Gisors et l'énigme des Templiers
Louis Régnier, à
qui nous devons la description de la trouvaille, donne une réponse : « le
retable faisait partie d’une chapelle Sainte-Catherine, située au sud de la
nef, construite vers les années 1530 et détruite après 1629. En effet, à
cette date de 1629, un potier d’étain nommé Antoine Dorival a composé un poème
dans lequel il décrit cette chapelle avec « une table d’autel toute battue
d’or » dont il énumère les sujets. « Au nombre de ceux-ci, nous
trouvons, comme dans nos sculptures, Jésus et la Vierge, la scène du Jardin des
Oliviers et sainte Madeleine ; mais on y voyait aussi la rencontre avec la
Samaritaine et l’incrédulité de saint Thomas, tandis que l’auteur ne parle ni
des priants, ni de saint Pierre, ni de l’entrée à Jérusalem. » Et Louis
Régnier de citer le poème d’Antoine Dorival :
« Or, l’éclat lumineux qui réverbère encor
De la table d’autel, toute battue d’or,
Brille si clairement que toute la chapelle
Ressemble un point du jour ou l’aurore la belle.
Près du puits de Jacob, l’amoureux des humains,
Se repose, lassé, où des Samaritains
Il arrive une femme, à qui ce Dieu de gloire,
Comme nécessiteux, humble, demande à boire,
Qui, le lui refusant, reçut de sa bonté
De l’eau prise au surgeon de sa divinité…
Hors du tombeau sortir Jésus ressuscité.
Mais, ô chère Uranie ! arrête un peu la
course,
Et, comme tu as pris la Vierge pour ton Ourse
Dès le premier instant de ton embarquement,
Prends son Fil pour nocher. »
Le poème d’Antoine Dorival n’a rien d’original : il est
dans le ton des salons précieux de l’époque, et il n’y manque même pas
l’allusion à Uranie si chère à Vincent Voiture, à Malleville et aux autres
habitués du salon de madame de Rambouillet ou de mademoiselle de Scudéry.
Plutôt que d’y voir un cryptogramme, il vaudrait sans doute mieux le considérer
comme un élégant badinage à la mode du temps sur un sujet vaguement religieux.

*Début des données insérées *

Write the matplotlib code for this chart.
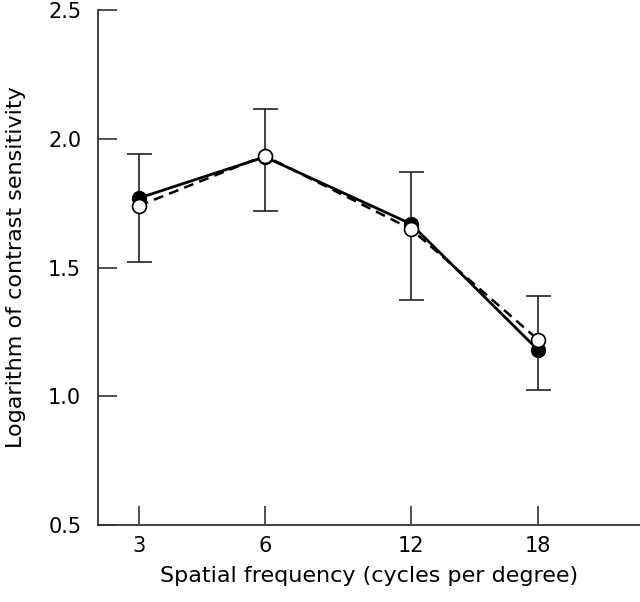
import numpy as np
import matplotlib.pyplot as plt

# spatial frequency (cycles per degree)
freq_labels = ['3', '6', '12', '18']
# solid line, filled circles
filled = [1.77, 1.93, 1.67, 1.18]
# dashed line, open circles
opened = [1.74, 1.935, 1.65, 1.22]
# error bar ends
err_top = [1.94, 2.115, 1.87, 1.39]
err_bot = [1.52, 1.72, 1.375, 1.025]

# tick positions as drawn in the figure (not evenly spaced)
xpos = np.array([0.0, 1.0, 2.16, 3.17])

fig = plt.figure(figsize=(6.4, 6.02), dpi=100)
ax = fig.add_axes([0.153, 0.128, 0.847, 0.855])

centre = [(t + b) / 2 for t, b in zip(err_top, err_bot)]
yerr = [np.array(centre) - np.array(err_bot), np.array(err_top) - np.array(centre)]
ax.errorbar(xpos, centre, yerr=yerr, fmt='none', ecolor='#222222',
            elinewidth=1.2, capsize=9, capthick=1.2, zorder=1)

ax.plot(xpos, opened, color='black', lw=1.8, ls=(0, (4, 2.5)), zorder=2)
ax.plot(xpos, filled, color='black', lw=2.0, marker='o', ms=10,
        mfc='black', mec='black', zorder=3)
ax.plot(xpos, opened, color='none', marker='o', ms=10,
        mfc='white', mec='black', mew=1.2, zorder=4)

ax.set_xlim(-0.325, 3.98)
ax.set_ylim(0.5, 2.5)
ax.set_xticks(xpos)
ax.set_xticklabels(freq_labels)
ax.set_yticks([0.5, 1.0, 1.5, 2.0, 2.5])
ax.set_yticklabels(['0.5', '1.0', '1.5', '2.0', '2.5'])

for s in ['top', 'right']:
    ax.spines[s].set_visible(False)
for s in ['left', 'bottom']:
    ax.spines[s].set_color('#333333')
    ax.spines[s].set_linewidth(1.3)

ax.tick_params(direction='in', length=14, width=1.2, color='#333333',
               labelsize=15, pad=8)
ax.tick_params(axis='y', pad=12)

ax.set_xlabel('Spatial frequency (cycles per degree)', fontsize=16, labelpad=7)
ax.set_ylabel('Logarithm of contrast sensitivity', fontsize=16, labelpad=16)

fig.savefig('out.png', dpi=100)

Mais le « Fil pour nocher », la « Vierge Ourse » et les
différentes citations bibliques sont une excellente nourriture pour tous ceux
qui veulent découvrir des clefs ésotériques même là où il n’y en a pas. Le
poème de Dorival est donc devenu un texte sacré pour retrouver le chemin du
Trésor de Gisors, qui ne peut évidemment se trouver que dans la chapelle
Sainte-Catherine…
Ce qui est commode, c’est que cette chapelle n’existant plus
on peut lui faire dire tout ce que l’on veut. D’ailleurs, si elle n’existe
plus, c’est qu’on l’a fait sciemment disparaître parce qu’on ne voulait pas que
les « secrets » qui y étaient déposés soient répandus à la surface du
monde. Le complot universel est encore présent. L’intervention des puissances
occultes aussi. Le manuscrit de Dorival, connu seulement par le fragment publié
par Louis Régnier, s’est soi-disant volatilisé des archives de l’Eure où il se
trouvait. Quant au retable découvert en 1898, il est introuvable. Il ne reste
comme preuve de son existence que la description de Régnier et une
photographie. Tout cela est évidemment bien étrange, mais n’autorise nullement
certains à prétendre que, dans ce retable, « dort un secret que seuls,
jusque-là, les initiés pouvaient déchiffrer ». Ce qui est agaçant
lorsqu’on parle d’ initiés , c’est qu’on se garde bien de
nous préciser à quoi ils sont initiés. Cela permet en
tout cas de faire semblant d’être « au parfum » comme on dit, et de
présenter comme réalités de simples hypothèses de travail. De toute façon, la
chapelle Sainte-Catherine de Gisors a bel et bien existé. On l’a démolie pour
des raisons qui nous échappent, et il est probable que les fragments de retable
découverts en 1898 n’ont pas été perdus pour tout le monde : il y a des
collectionneurs d’objets d’art fort discrets.
Le nœud de l’affaire du trésor de Gisors est un certain
Roger Lhomoy, celui qui a été l’informateur de Gérard de Sède pour son livre Les Templiers sont parmi nous . D’après les témoignages,
quelque peu contradictoires, le concernant, il apparaît que ce personnage, mort
dans la misère en 1974, a été un passionné de la chasse aux trésors. Dans sa
jeunesse, il aurait pratiqué des fouilles clandestines un peu partout dans le
Vexin, et aurait vendu à des amateurs les curiosités qu’il avait découvertes.